Perhaps the most worrisome first-half trend for Fluidigm was the 5% year-over-year decline in consumables revenue. Management says that was due to three factors. First, the company notified customers late last year it would increase prices in early 2019, which caused a surge in Q4 consumables revenue and a lull in orders in the first several months of this year. Second, legacy microfluidics machines continue to create a drag on the business, but mass cytometry consumables revenue grew 35% from the first half of 2018. Third, orders in the U.S. were weak, but that has a lot to do with slower sales in the summer months and the fact that many institutions start their fiscal years in October.

More encouraging is the fact that Fluidigm's mass cytometry machines are now placed in more than 50% of European cancer research institutions, have been cited in over 850 peer-reviewed publications to date, and are involved in 50 ongoing clinical trials. 

The growth opportunity of mass cytometry has never really been questioned, but the weakness in the installed base of legacy microfluidics machines is more surprising. That makes it important for investors to watch the ongoing modernization of the portfolio.

Fluidigm is confident it can reignite growth in the installed base of Juno instruments (one of the legacy microfluidics machines) with new consumables products, namely the new RNA-seq library prep kits. The new product will allow researchers to utilize the company's legacy machines to run experiments that quantify the RNA in a biological sample. RNA codes for proteins and is ever-changing, so it can be a valuable beacon in the quest for clinically relevant data. It's a roughly $300 million per year opportunity.

The business has also launched a bevy of new consumables products to drive adoption of its mass cytometry machines, including its Maxpar direct-immune profiling assay and a diagnostic panel that can screen patients being considered for cellular medicines or organ transplantation. 
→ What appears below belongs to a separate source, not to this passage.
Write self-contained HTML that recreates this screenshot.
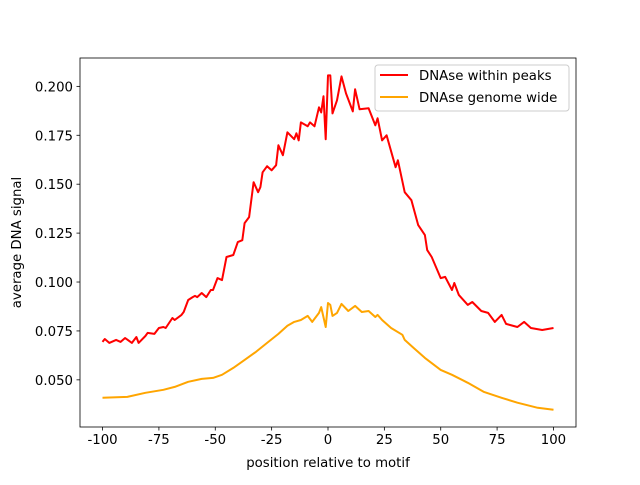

Fluidigm thinks the combination of a reinvigorated microfluidics franchise and continued growth in its mass cytometry portfolio could help the business to turn the corner in 2020. Can investors trust that outlook? On the one hand, there are a number of solid tailwinds that don't appear on the income statement. On the other hand, hardware companies can be tricky investments, so individual investors need to remain vigilant of the company's success pouncing on the opportunities ahead. But if you liked the long-term potential of the company in February, then the recent stock decline is a gift considering the progress made since then.